Back in the early 1990s, when former pension reform regulators like me were shaping Australia’s plan to embrace compulsory superannuation coverage and employer/employee contributions, English trust law was seen as the mechanism that would enable this endeavour. Politicians and civil servants in the land down under were also aware of the growing pension mis-selling issue in the UK and the Maxwell case, and were keen to learn lessons from both.
Fast forward 30 years and the reverse is happening. Rather than regulators here learning from the UK we see politicians and civil servants in the UK looking more carefully at the Australian experience of pensions.
When it comes to pot-for-life reforms, there is the assumption that what has happened in Australia won’t be exactly mirrored in the UK. ‘It won’t happen like that here’, seems to be the mantra. This might be correct, but the notion that the Chancellor of Exchequer articulated elements of the Australian superannuation model, in a selective manner is worthy of examination. Some features are worth noting.
Australia is facing a transition of administration when it comes to superannuation funds. Scale and consolidation, along with the use of blockchain and the departure of existing providers is seeing trustees focusing more on this aspect of superannuation operations. Scale and costing differentials will shape the outcome in the future, especially towards small pots.
There is also a stark difference in the regulatory landscape in Australia, with regulatory intervention coming from APRA and ASIC.
Australia’s equivalent of value for money (VFM) regulations, sees regulators writing letters directly to plan members if their scheme underperforms. If nothing changes, then members will be contacted again to inform them that their fund is performing badly and will not onboard new members. At the same time the regulators are being more prescriptive on the consolidation of funds through AUM sizing. Large is considered beautiful because of the economies of scale that can be generated. Consolidation is actively encouraged and small fund trustees are asked: why do you exist?
Structuring the default investment option and stapling the member to the original fund remains contentious, with some hospitality and retail funds being considered to have an unfair advantage in attracting new members. The Cooper reforms of a decade ago are viewed as not having time to bed in. At the same time legislated contribution levels from the employer will increase, eventually, to 12 per cent, with voluntary contributions averaging at 3 per cent. As such the $3.5 trillion in AUM is likely to double in the next 5 years and these funds need somewhere to go – and it’s not all in Australia.
The Chancellor of the Exchequer sees a monetary advantage in encouraging pension investment into certain areas, for example using funds to try to help decarbonise the economy. Equally ‘recycling’ inner urban assets to make British industry more competitive – roads, telecommunications, airports and to serve the Northern powerhouse are recognised. There is a political dimension to all this. But there is no easy fix and will the trustee be asked to do more and be regulated more heavily as a result, as we have seen here in Australia?
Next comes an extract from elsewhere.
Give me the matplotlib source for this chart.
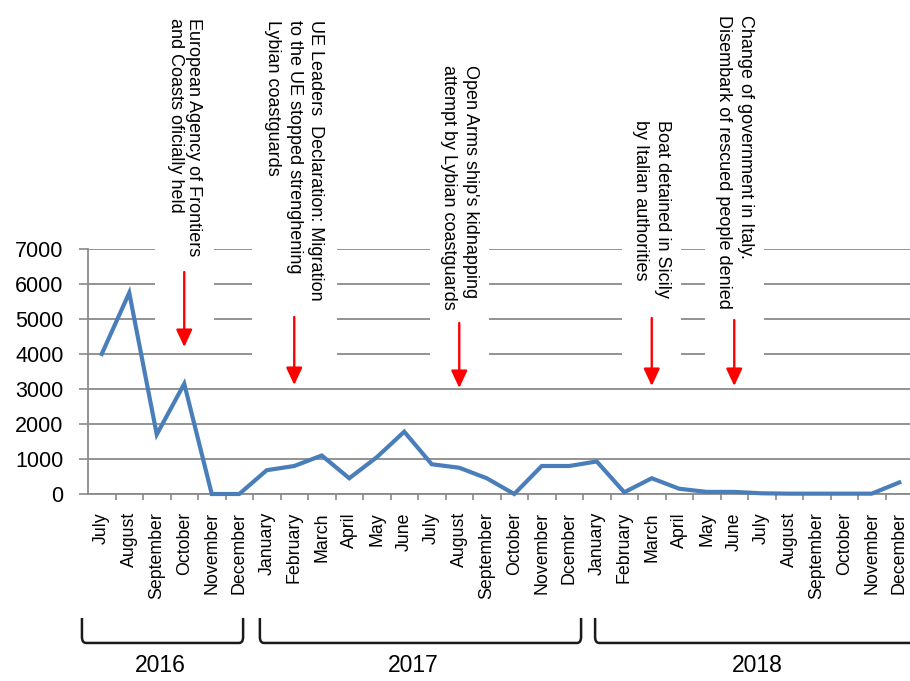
import numpy as np
import matplotlib.pyplot as plt
from matplotlib.path import Path
from matplotlib.patches import PathPatch, Rectangle

plt.rcParams['font.family'] = ['Liberation Sans', 'DejaVu Sans']

# monthly values, July 2016 - December 2018
months = ['July', 'August', 'September', 'October', 'November', 'December',
          'January', 'February', 'March', 'April', 'May', 'June', 'July',
          'August', 'September', 'October', 'November', 'Dcember',
          'January', 'February', 'March', 'April', 'May', 'June', 'July',
          'August', 'September', 'October', 'November', 'December']
values = [4000, 5750, 1700, 3150, 0, 0,
          680, 800, 1100, 450, 1050, 1780, 850, 750, 450, 0, 800, 800,
          930, 50, 450, 150, 60, 60, 20, 10, 10, 10, 10, 330]
years = ['2016', '2017', '2018']

events = ['European Agency of Frontiers\nand Coasts oficially held',
          'UE Leaders  Declaration: Migration\nto the UE stopped strenghening\nLybian coastguards',
          "Open Arms ship's kidnapping\nattempt by Lybian coastguards",
          'Boat detained in Sicily\nby Italian authorities',
          'Change of government in Italy.\nDisembark of rescued people denied']
event_idx = [3, 7, 13, 20, 23]
text_top = [13600, 13543, 12257, 10686, 13686]
arrow_top = [6343, 5057, 4886, 5029, 4971]
arrow_bottom = [4200, 3114, 3029, 3086, 3086]
box_bottom = [4550, 3550, 3550, 3550, 3550]

grey = '#8a8a8a'

fig = plt.figure(figsize=(9.1, 6.81), dpi=100)
ax = fig.add_axes([88 / 910, (681 - 494) / 681, 825 / 910, 245 / 681])

x = np.arange(len(months))
ax.plot(x, values, color='#4a7ebb', lw=3.0, zorder=3, clip_on=False,
        solid_joinstyle='miter')

ax.set_xlim(-0.5, len(months) - 0.5)
ax.set_ylim(0, 7000)
ax.set_yticks(np.arange(0, 7001, 1000))
ax.set_xticks(x)
ax.set_xticklabels(months, rotation=90, fontsize=12.8)
ax.set_xticks(x[:-1] + 0.5, minor=True)
ax.tick_params(axis='x', which='major', length=0, pad=13)
ax.tick_params(axis='x', which='minor', length=4.5, width=1.2, color=grey)
ax.tick_params(axis='y', length=6.5, width=1.2, color=grey, pad=11,
               labelsize=15.5)

ax.set_axisbelow(True)
ax.yaxis.grid(True, color=grey, lw=1.3)
for s in ['top', 'right']:
    ax.spines[s].set_visible(False)
for s in ['left', 'bottom']:
    ax.spines[s].set_color(grey)
    ax.spines[s].set_linewidth(1.3)

# white text boxes cutting the grid, text and arrows
for i, txt, tt, a0, a1, bb in zip(event_idx, events, text_top, arrow_top,
                                   arrow_bottom, box_bottom):
    n = txt.count('\n') + 1
    w = 0.95 * n + 0.25
    ax.add_patch(Rectangle((i - w / 2, bb), w, 8000 - bb, facecolor='white',
                           edgecolor='none', zorder=1))
    ls = 1.1 if i == 3 else 1.35
    ax.text(i, tt, txt, rotation=-90, ha='center', va='top',
            multialignment='left', fontsize=13, linespacing=ls,
            clip_on=False, zorder=4)
    ax.annotate('', xy=(i, a1), xytext=(i, a0),
                arrowprops=dict(arrowstyle='-|>,head_length=0.75,head_width=0.35',
                                color='red', lw=1.7, mutation_scale=14,
                                shrinkA=0, shrinkB=0),
                annotation_clip=False, zorder=5)

# year brackets below the month labels
spans = [(-0.72, 5.14), (5.75, 17.43), (17.94, 29.8)]
label_x = [2.12, 11.32, 23.83]
yt, yb, rx, ry = -0.506, -0.608, 0.15, 0.025
tr = ax.get_xaxis_transform()
for (x0, x1), lx, yr in zip(spans, label_x, years):
    verts = [(x0, yt), (x0, yb + ry), (x0, yb), (x0 + rx, yb),
             (x1 - rx, yb), (x1, yb), (x1, yb + ry), (x1, yt)]
    codes = [Path.MOVETO, Path.LINETO, Path.CURVE3, Path.CURVE3,
             Path.LINETO, Path.CURVE3, Path.CURVE3, Path.LINETO]
    ax.add_patch(PathPatch(Path(verts, codes), transform=tr, fill=False,
                           edgecolor='#1a1a1a', lw=1.8, clip_on=False))
    ax.text(lx, -0.698, yr, transform=tr, ha='center', va='center',
            fontsize=16.5)

fig.savefig('out.png', dpi=100)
Finally, the retirement covenant suggests clearly that Australia is underserved by innovative retirement income solutions with the regulators suggesting in analysis: ‘industry could do better’. Australia fell out of love with defined benefit schemes and the actuarial science needed to create advanced income solutions. But this feature of the Australian system is now being looked at again. Simply building up member superannuation pots is not enough.
Historical performance in addressing social and economic issues is a key to all politicians and civil servants alike. No one country has the monopoly of pension success but that is not to say we shouldn’t look, visit, and learn.